Visitors are welcome to come and draw themselves and their fellow visitors interacting with and posing among Maria's artworks from 2pm till 4pm on Wednesday afternoons between 7th July and 29th September. Please use the booking form on The Portico Library website to bring a group of up to 12 people. All drawing materials will be provided, and staff will be on hand to help with any enquiries, although the drawing is self-guided and there is no previous drawing experience or skill level required. Afterwards, visitors will be invited to add their completed drawings to the exhibition for other visitors to look at and take a photocopy home with them. At the end of the exhibition, a book of all the originals will be made and added to the Portico Library's collection for future generations to see.

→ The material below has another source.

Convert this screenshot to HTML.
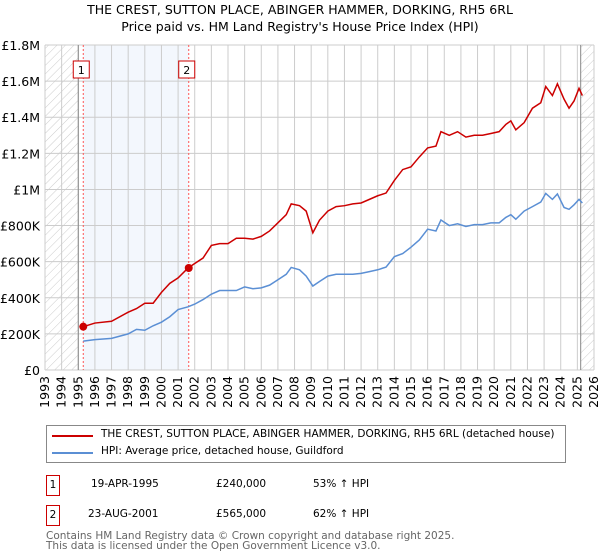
<!DOCTYPE html>
<html><head><meta charset="utf-8"><style>
body{margin:0;background:#fff;font-family:"DejaVu Sans","Liberation Sans",sans-serif;color:#000}
.t{position:absolute;font-size:13px;white-space:nowrap}
</style></head><body>
<div style="position:relative;width:600px;height:560px;overflow:hidden">
<div class="t" style="left:0;width:600px;text-align:center;top:2px;font-size:12.5px">THE CREST, SUTTON PLACE, ABINGER HAMMER, DORKING, RH5 6RL</div>
<div class="t" style="left:0;width:600px;text-align:center;top:19px;font-size:12.5px">Price paid vs. HM Land Registry's House Price Index (HPI)</div>
<svg id="chart" width="600" height="410" style="position:absolute;left:0;top:0">
<defs><pattern id="hatch" width="6" height="6" patternUnits="userSpaceOnUse" patternTransform="rotate(45)"><line x1="0" y1="0" x2="0" y2="6" stroke="#ccc" stroke-width="1"/></pattern></defs>
<g id="g"></g></svg>
<div style="position:absolute;left:46px;top:425px;width:520px;height:38px;border:1px solid #888;box-sizing:border-box">
<div style="position:absolute;left:5px;top:9px;width:41px;height:2px;background:#cc0000"></div>
<div class="t" style="left:54px;top:2px;font-size:10.5px">THE CREST, SUTTON PLACE, ABINGER HAMMER, DORKING, RH5 6RL (detached house)</div>
<div style="position:absolute;left:5px;top:26px;width:41px;height:2px;background:#5b8fd4"></div>
<div class="t" style="left:54px;top:19px;font-size:10.5px">HPI: Average price, detached house, Guildford</div>
</div>
<div style="position:absolute;left:46px;top:475px;width:14px;height:21px;border:1px solid #c00;box-sizing:border-box;font-size:10.5px;text-align:center;line-height:19px">1</div>
<div class="t" style="left:91px;top:478px;font-size:10.5px">19-APR-1995</div>
<div class="t" style="left:216px;top:478px;font-size:10.5px">£240,000</div>
<div class="t" style="left:313px;top:478px;font-size:10.5px">53% ↑ HPI</div>
<div style="position:absolute;left:46px;top:505px;width:14px;height:21px;border:1px solid #c00;box-sizing:border-box;font-size:10.5px;text-align:center;line-height:19px">2</div>
<div class="t" style="left:88px;top:508px;font-size:10.5px">23-AUG-2001</div>
<div class="t" style="left:216px;top:508px;font-size:10.5px">£565,000</div>
<div class="t" style="left:313px;top:508px;font-size:10.5px">62% ↑ HPI</div>
<div class="t" style="left:46px;top:531px;font-size:10.5px;color:#666;line-height:11px">Contains HM Land Registry data © Crown copyright and database right 2025.</div>
<div class="t" style="left:46px;top:541px;font-size:10.5px;color:#666;line-height:11px">This data is licensed under the Open Government Licence v3.0.</div>
</div>
<script>
const yTicks=[0,200000,400000,600000,800000,1000000,1200000,1400000,1600000,1800000];
const yTickLabels=["£0","£200K","£400K","£600K","£800K","£1M","£1.2M","£1.4M","£1.6M","£1.8M"];
const years=[1993,1994,1995,1996,1997,1998,1999,2000,2001,2002,2003,2004,2005,2006,2007,2008,2009,2010,2011,2012,2013,2014,2015,2016,2017,2018,2019,2020,2021,2022,2023,2024,2025,2026];
const saleDates=[1995.3,2001.64];
const salePrices=[240000,565000];
const saleLabels=["1","2"];
const hpiT=[1995.3,1996,1997,1998,1998.5,1999,1999.5,2000,2000.5,2001,2001.6,2002,2002.5,2003,2003.5,2004,2004.5,2005,2005.5,2006,2006.5,2007,2007.5,2007.8,2008.3,2008.7,2009.1,2009.5,2010,2010.5,2011,2011.5,2012,2012.5,2013,2013.5,2014,2014.5,2015,2015.5,2016,2016.5,2016.8,2017.3,2017.8,2018.3,2018.8,2019.3,2019.8,2020.3,2020.7,2021,2021.3,2021.8,2022.3,2022.8,2023.1,2023.5,2023.8,2024.2,2024.5,2024.8,2025.1,2025.3];
const hpiV=[160,168,175,200,225,220,245,265,295,335,350,365,390,420,440,440,440,460,450,455,470,500,530,568,555,520,465,490,520,530,530,530,535,545,555,570,628,645,680,720,780,770,831,800,810,795,805,805,815,815,845,860,835,880,905,930,978,945,975,900,890,915,945,925];
const priceT=hpiT;
const priceV=[240,260,270,320,340,370,370,430,480,510,565,590,620,690,700,700,730,730,725,740,770,815,860,920,910,880,760,830,880,905,910,920,925,945,965,980,1050,1110,1125,1180,1230,1240,1320,1300,1320,1290,1300,1300,1310,1320,1360,1380,1330,1370,1450,1480,1570,1520,1585,1500,1450,1490,1560,1520];
const X0=45,X1=594,Y0=370,Y1=45;
const xs=y=>X0+(y-1993)/(2026-1993)*(X1-X0);
const ys=v=>Y0-v/1800000*(Y0-Y1);
const g=document.getElementById('g');const NS='http://www.w3.org/2000/svg';
const FF='DejaVu Sans, Liberation Sans, sans-serif';
function mk(t,a,p){const e=document.createElementNS(NS,t);for(const k in a)e.setAttribute(k,a[k]);(p||g).appendChild(e);return e;}
let e;
e=mk('rect',{x:xs(saleDates[0]),y:Y1,width:xs(saleDates[1])-xs(saleDates[0]),height:Y0-Y1,fill:'#eef3fc',opacity:0.7});


e=mk('rect',{x:X0,y:Y1,width:xs(1995)-X0,height:Y0-Y1,fill:'url(#hatch)'});


e=mk('rect',{x:xs(2025.2),y:Y1,width:X1-xs(2025.2),height:Y0-Y1,fill:'url(#hatch)'});


years.forEach(y=>{
e=mk('line',{x1:xs(y),x2:xs(y),y1:Y1,y2:Y0,stroke:'#ccc'});


e=mk('text',{x:0,y:0,transform:`translate(${xs(y)+4},${Y0+6}) rotate(-90)`,'text-anchor':'end','font-size':12.5,'font-family':FF});e.textContent=y;


});
yTicks.forEach((v,i)=>{
e=mk('line',{x1:X0,x2:X1,y1:ys(v),y2:ys(v),stroke:'#ccc'});


e=mk('text',{x:X0-5,y:ys(v)+5,'text-anchor':'end','font-size':12.5,'font-family':FF});e.textContent=yTickLabels[i];


});
e=mk('line',{x1:xs(1995),x2:xs(1995),y1:Y1,y2:Y0,stroke:'#888'});


e=mk('line',{x1:xs(2025.2),x2:xs(2025.2),y1:Y1,y2:Y0,stroke:'#888'});


saleDates.forEach((d,i)=>{
e=mk('line',{x1:xs(d),x2:xs(d),y1:Y1,y2:Y0,stroke:'#f55','stroke-dasharray':'2,2'});


e=mk('rect',{x:xs(d)-10,y:61,width:16,height:17,fill:'#fff',stroke:'#c00'});


e=mk('text',{x:xs(d)-2,y:74,'text-anchor':'middle','font-size':11,'font-family':FF});e.textContent=saleLabels[i];


});
e=mk('polyline',{points:hpiT.map((t,i)=>xs(t)+','+ys(hpiV[i]*1000)).join(' '),fill:'none',stroke:'#5b8fd4','stroke-width':1.5});


e=mk('polyline',{points:priceT.map((t,i)=>xs(t)+','+ys(priceV[i]*1000)).join(' '),fill:'none',stroke:'#cc0000','stroke-width':1.5});


saleDates.forEach((d,i)=>{
e=mk('circle',{cx:xs(d),cy:ys(salePrices[i]),r:4,fill:'#cc0000'});


});
</script>
</body></html>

Using traditional and new techniques, Maria Nepomuceno has, since the early 2000s, developed a process of sewing spirals of materials including rope, beads and straw to explore the innumerable permutations of this adaptable form. Her sculptures and installations incorporate beads, ceramics and found objects. Often realised in carnival-bright colours, these works are chromatically, culturally and metaphorically rich, suggesting animals, plants, the human body and landscape, and ranging from the microscopic to the macrocosmic. Nepomuceno's fluid forms articulate space in a playful way, inviting tactile exploration.
The rope as a connecting thread is as conceptual as it is literal in Nepomuceno's practice. In recent years collaboration has become a central factor in her work. She has worked with indigenous Huni Kuin people in the north of Brazil and has linked with community groups to realise projects for her exhibitions. For instance, elements of Nepomuceno’s installation Tempo para Respirar (Breathing Time) at Turner Contemporary in Margate were made in collaboration with a local artist studio group brought together by the artist specifically to learn her techniques and work on the commission.